What if he's struggling, sinking, drowning on his own?
Would I know if he doesn't let me?
Would I realize if after one hit after another he learns to hide his wounds a little too well?
Yesterday, it hurt when I asked for his reassurance that I didn't have to worry about him and he wouldn't even look at me. But by last night, I felt a lot better. I felt I was making progress, he was putting the new walls down, letting me reach in. His hug felt so good, and only him pinning my arms to my side kept me from hugging him back as fiercely as I wanted to.
And then, this.
He's taken. He's about to be sacrificed, his throat cut and hyoid bone removed, and every second we're not there is another second closer he is to his death.
Emily thinks I'm sad. To be honest? I'm angry.
This is too much, too soon. His parents are as good as gone. He has lost the woman he had loved. He has been drugged. Framed. Jailed . Tortured. Isn't it enough?
How much more can a mind take before it shatters?
How much longer before he snaps or sinks so deep into himself he's not here anymore?
And he's not even letting me help.
It is not right. It is not fair. It fills me with frustration, desperation and fury.

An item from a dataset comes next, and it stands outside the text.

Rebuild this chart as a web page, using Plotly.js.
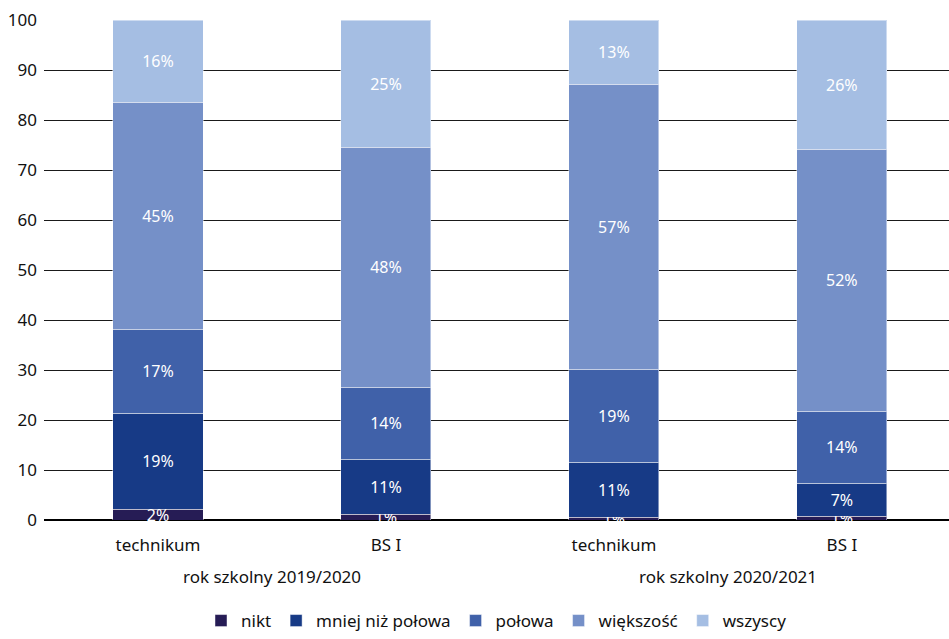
<!DOCTYPE html>
<html>
<head>
<meta charset="utf-8">
<script src="https://cdn.plot.ly/plotly-3.0.1.min.js"></script>
<style>html,body{margin:0;padding:0;background:#fff}#chart{width:949px;height:639px}</style>
</head>
<body>
<div id="chart"></div>
<script>
const years = ["rok szkolny 2019/2020", "rok szkolny 2019/2020", "rok szkolny 2020/2021", "rok szkolny 2020/2021"];
const schools = ["technikum", "BS I", "technikum", "BS I"];
const yearGroups = ["rok szkolny 2019/2020", "rok szkolny 2020/2021"];
const seriesNames = ["nikt", "mniej niż połowa", "połowa", "większość", "wszyscy"];
const nikt = [2.2, 1.2, 0.6, 0.8];
const mniej = [19.2, 11.0, 11.0, 6.6];
const polowa = [16.8, 14.4, 18.6, 14.4];
const wiekszosc = [45.4, 48.0, 57.0, 52.4];
const wszyscy = [16.4, 25.4, 12.8, 25.8];
const colors = ["#261c55", "#173a86", "#4061a9", "#7590c8", "#a5bee3"];

const cats = years.map((y, i) => y + " | " + schools[i]);
const values = [nikt, mniej, polowa, wiekszosc, wszyscy];
const traces = values.map((v, i) => ({
  type: "bar",
  name: seriesNames[i],
  x: cats,
  y: v,
  marker: { color: colors[i], line: { color: "rgba(255,255,255,0.45)", width: 1 } },
  texttemplate: "%{y:.0f}%",
  textposition: "inside",
  insidetextanchor: "middle",
  constraintext: "none",
  cliponaxis: false,
  textfont: { color: "#ffffff", size: 16, family: "Noto Sans, sans-serif" },
  hoverinfo: "skip"
}));

// group labels centred under each pair of bars (category index midpoint)
const annotations = yearGroups.map((g, k) => ({
  text: g,
  xref: "x",
  x: 2 * k + 0.5,
  yref: "paper",
  y: -0.112,
  yanchor: "middle",
  showarrow: false,
  font: { size: 17, color: "#111" }
}));

const layout = {
  width: 949,
  height: 639,
  barmode: "stack",
  bargap: 0.605,
  margin: { l: 44, r: 0, t: 20, b: 119 },
  paper_bgcolor: "#ffffff",
  plot_bgcolor: "#ffffff",
  font: { family: "Noto Sans, sans-serif", size: 17, color: "#111" },
  uniformtext: { mode: "show", minsize: 16 },
  annotations: annotations,
  xaxis: {
    type: "category",
    range: [-0.5, 3.47],
    tickvals: cats,
    ticktext: schools,
    showgrid: false,
    ticks: "",
    showline: false,
    ticklabelstandoff: 13,
    automargin: false,
    tickfont: { size: 17, color: "#111" }
  },
  yaxis: {
    range: [0, 100],
    dtick: 10,
    showgrid: true,
    gridcolor: "#1a1a1a",
    gridwidth: 1,
    zeroline: true,
    zerolinecolor: "#000",
    zerolinewidth: 2,
    ticks: "",
    ticklabelstandoff: 6,
    automargin: false,
    tickfont: { size: 17, color: "#111" },
    fixedrange: true
  },
  showlegend: true,
  legend: {
    orientation: "h",
    x: 0.5,
    xanchor: "center",
    yref: "container",
    y: -0.014,
    yanchor: "bottom",
    font: { size: 17, color: "#111" },
    traceorder: "normal"
  }
};

Plotly.newPlot("chart", traces, layout, { displayModeBar: false, staticPlot: true });
</script>
</body>
</html>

So I promise to myself, right here and right now, that I am going to save him.
Save him from the cult, yes. But also save him from himself.
He can fool the world, he can even fool himself, but he can't fool me. He can't go on pretending that he is fine and unaffected and okay and all's gonna be all right.
Time heals wounds, but it also kills. You don't walk every path alone. I cannot lose him. I cannot let him go.
So I grit my teeth and vow to save him instead.